## Figure scripts
↓

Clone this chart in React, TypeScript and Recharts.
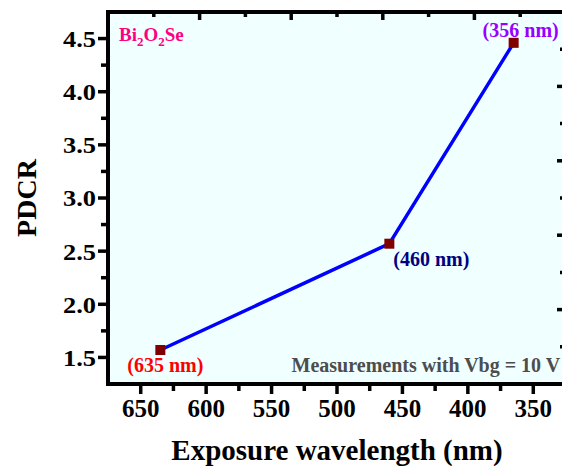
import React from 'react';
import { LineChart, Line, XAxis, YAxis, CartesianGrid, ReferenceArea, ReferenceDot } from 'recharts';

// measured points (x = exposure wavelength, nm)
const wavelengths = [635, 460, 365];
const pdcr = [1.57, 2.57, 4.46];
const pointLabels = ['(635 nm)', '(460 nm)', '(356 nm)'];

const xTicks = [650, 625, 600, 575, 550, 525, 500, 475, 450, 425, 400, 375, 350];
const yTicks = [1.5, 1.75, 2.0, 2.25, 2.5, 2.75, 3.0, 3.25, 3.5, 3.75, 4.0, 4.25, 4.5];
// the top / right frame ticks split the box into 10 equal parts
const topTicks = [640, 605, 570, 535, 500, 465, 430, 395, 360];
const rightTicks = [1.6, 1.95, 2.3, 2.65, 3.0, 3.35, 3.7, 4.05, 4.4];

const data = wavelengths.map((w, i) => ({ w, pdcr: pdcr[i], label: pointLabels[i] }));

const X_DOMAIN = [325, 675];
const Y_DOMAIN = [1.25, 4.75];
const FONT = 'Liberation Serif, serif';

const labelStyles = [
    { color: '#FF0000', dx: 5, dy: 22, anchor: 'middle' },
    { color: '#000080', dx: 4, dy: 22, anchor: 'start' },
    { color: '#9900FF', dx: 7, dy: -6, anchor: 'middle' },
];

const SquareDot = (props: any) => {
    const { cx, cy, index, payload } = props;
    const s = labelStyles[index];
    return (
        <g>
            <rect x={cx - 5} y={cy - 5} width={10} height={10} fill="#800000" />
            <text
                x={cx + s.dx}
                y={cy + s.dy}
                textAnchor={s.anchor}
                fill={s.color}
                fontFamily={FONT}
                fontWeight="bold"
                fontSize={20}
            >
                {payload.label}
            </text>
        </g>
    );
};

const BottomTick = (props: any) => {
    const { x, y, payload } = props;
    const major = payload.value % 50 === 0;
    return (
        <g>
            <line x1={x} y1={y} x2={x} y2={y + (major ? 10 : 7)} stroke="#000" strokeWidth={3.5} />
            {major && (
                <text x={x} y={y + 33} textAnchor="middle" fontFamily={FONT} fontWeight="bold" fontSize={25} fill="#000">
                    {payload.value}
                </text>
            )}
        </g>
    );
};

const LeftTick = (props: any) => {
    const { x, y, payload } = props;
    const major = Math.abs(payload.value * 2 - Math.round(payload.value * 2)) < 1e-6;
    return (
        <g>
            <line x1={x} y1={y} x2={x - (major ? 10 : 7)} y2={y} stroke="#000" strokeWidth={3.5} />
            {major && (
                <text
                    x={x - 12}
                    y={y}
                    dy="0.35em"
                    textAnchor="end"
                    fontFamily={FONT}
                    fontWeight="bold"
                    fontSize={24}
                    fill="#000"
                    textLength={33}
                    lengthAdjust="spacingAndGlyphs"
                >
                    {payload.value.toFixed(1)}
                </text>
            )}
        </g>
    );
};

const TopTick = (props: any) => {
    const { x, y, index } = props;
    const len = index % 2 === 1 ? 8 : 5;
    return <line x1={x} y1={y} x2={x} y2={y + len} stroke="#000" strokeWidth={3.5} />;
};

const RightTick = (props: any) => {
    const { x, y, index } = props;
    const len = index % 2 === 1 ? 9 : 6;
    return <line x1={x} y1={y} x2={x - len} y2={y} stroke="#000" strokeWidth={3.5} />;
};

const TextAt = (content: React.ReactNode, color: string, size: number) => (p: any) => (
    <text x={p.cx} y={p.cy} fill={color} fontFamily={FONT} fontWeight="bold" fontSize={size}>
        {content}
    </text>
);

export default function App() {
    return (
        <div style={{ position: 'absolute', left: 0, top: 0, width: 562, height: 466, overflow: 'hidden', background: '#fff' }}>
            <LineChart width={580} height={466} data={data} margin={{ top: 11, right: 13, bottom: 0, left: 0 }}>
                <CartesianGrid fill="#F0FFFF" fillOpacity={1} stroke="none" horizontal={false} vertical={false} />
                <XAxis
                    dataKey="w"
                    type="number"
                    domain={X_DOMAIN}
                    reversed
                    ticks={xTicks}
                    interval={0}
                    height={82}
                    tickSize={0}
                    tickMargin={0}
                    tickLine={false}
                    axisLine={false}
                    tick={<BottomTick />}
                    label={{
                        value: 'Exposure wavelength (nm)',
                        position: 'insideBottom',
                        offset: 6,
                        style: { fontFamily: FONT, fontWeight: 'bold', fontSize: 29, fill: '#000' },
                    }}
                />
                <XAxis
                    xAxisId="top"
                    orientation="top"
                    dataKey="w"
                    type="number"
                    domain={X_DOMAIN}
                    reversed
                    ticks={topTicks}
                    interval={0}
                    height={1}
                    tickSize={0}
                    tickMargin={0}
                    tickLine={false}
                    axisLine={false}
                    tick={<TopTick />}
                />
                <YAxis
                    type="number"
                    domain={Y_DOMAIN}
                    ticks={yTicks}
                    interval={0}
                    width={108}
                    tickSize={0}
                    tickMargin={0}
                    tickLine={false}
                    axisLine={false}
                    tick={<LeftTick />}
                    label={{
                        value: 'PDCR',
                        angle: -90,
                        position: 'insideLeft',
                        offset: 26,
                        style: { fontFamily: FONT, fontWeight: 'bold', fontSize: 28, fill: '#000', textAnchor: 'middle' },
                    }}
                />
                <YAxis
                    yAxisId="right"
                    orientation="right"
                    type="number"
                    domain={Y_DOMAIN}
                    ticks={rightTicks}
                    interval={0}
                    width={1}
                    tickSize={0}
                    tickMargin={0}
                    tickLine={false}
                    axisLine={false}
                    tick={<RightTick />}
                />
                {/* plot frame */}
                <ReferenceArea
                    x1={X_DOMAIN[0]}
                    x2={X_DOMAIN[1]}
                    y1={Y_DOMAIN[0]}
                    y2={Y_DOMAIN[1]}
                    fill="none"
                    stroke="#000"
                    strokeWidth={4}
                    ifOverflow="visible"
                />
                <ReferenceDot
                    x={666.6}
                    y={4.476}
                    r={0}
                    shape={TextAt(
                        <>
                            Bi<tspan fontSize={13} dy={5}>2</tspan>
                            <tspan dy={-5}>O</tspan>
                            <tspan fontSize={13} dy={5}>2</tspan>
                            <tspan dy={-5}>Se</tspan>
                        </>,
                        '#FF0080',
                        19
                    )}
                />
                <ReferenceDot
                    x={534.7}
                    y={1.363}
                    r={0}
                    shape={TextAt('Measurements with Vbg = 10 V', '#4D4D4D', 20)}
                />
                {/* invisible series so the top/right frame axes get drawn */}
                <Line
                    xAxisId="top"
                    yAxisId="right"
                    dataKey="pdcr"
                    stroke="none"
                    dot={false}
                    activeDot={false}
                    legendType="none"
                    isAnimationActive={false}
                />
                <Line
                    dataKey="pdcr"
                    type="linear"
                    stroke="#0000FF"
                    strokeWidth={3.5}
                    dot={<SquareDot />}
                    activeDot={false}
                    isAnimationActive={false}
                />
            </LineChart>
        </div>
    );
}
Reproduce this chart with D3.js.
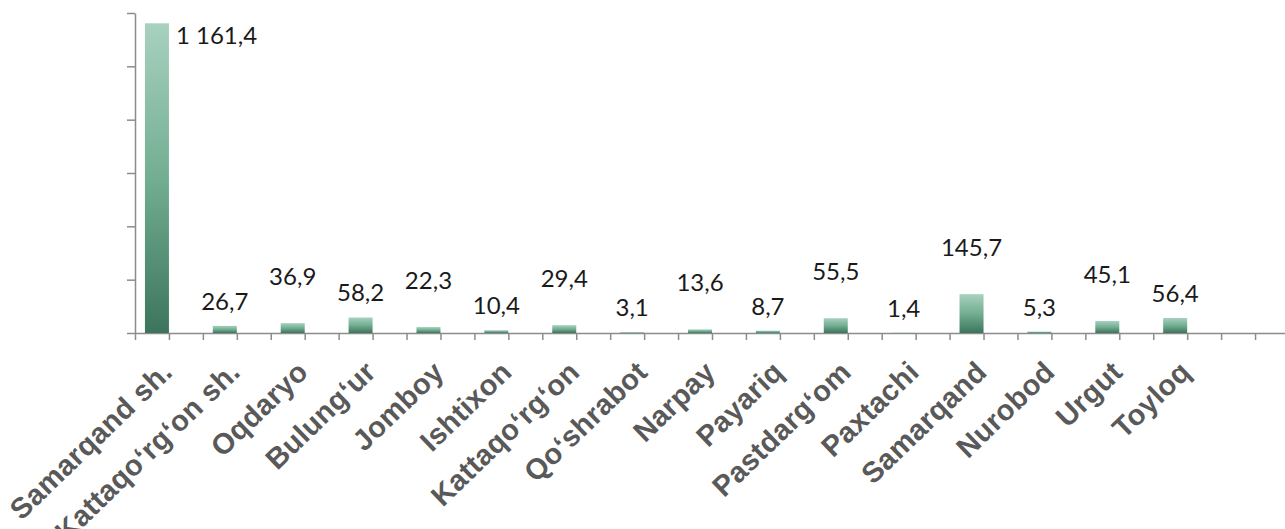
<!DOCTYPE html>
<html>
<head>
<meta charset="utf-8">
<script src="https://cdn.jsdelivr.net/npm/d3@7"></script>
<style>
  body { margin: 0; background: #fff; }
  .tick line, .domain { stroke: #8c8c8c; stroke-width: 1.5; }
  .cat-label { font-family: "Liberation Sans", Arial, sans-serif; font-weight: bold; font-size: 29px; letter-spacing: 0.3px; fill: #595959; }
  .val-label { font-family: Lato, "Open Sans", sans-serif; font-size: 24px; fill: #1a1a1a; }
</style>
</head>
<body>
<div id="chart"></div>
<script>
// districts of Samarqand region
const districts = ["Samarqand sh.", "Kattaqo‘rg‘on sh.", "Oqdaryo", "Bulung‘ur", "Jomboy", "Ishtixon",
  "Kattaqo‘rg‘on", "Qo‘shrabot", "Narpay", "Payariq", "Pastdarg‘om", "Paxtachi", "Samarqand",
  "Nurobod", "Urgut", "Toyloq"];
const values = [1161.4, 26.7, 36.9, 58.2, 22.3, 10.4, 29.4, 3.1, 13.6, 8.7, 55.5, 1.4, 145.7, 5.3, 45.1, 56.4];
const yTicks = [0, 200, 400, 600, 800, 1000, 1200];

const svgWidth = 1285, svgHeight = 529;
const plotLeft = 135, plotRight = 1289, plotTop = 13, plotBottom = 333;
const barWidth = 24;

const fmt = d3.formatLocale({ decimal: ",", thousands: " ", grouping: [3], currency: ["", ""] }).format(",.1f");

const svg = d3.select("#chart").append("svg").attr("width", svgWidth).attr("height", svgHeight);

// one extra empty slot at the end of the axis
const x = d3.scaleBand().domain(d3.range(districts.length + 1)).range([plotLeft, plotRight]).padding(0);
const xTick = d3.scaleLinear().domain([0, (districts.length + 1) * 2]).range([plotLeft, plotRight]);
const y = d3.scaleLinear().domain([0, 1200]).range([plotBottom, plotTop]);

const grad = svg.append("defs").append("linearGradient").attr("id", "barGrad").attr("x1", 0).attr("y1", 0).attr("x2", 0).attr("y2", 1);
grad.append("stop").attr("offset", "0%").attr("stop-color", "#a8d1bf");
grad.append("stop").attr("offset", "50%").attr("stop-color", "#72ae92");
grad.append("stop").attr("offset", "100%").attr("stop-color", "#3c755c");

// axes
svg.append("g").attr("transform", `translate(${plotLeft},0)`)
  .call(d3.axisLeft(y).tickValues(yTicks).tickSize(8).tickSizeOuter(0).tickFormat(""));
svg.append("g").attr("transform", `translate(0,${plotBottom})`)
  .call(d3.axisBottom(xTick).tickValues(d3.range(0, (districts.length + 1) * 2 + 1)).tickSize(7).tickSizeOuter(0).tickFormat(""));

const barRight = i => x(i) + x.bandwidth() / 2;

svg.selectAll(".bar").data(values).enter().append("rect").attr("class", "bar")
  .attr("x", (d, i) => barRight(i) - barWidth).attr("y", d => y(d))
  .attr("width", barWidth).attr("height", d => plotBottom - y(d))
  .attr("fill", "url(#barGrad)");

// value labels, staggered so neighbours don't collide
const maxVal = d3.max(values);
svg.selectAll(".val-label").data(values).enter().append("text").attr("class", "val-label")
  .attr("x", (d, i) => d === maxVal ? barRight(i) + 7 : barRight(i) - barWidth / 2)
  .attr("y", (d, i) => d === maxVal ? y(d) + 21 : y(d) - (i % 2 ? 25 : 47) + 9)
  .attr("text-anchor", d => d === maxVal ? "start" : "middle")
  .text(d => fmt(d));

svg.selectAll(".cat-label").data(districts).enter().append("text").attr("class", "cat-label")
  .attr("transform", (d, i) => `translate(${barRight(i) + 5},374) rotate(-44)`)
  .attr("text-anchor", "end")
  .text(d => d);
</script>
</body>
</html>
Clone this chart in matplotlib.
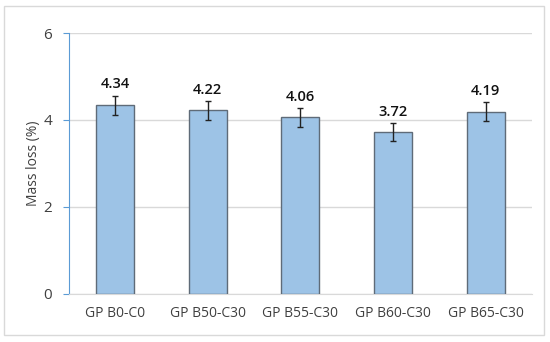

↑

## SET TASK
Only the lines from the start of the entries above to the line containing "const pointLabels = ['(635" are to be given again, exactly and with both ends included; pictures are excluded.

## WORKED ANSWER
Clone this chart in React, TypeScript and Recharts.
import React from 'react';
import { LineChart, Line, XAxis, YAxis, CartesianGrid, ReferenceArea, ReferenceDot } from 'recharts';

// measured points (x = exposure wavelength, nm)
const wavelengths = [635, 460, 365];
const pdcr = [1.57, 2.57, 4.46];
const pointLabels = ['(635 nm)', '(460 nm)', '(356 nm)'];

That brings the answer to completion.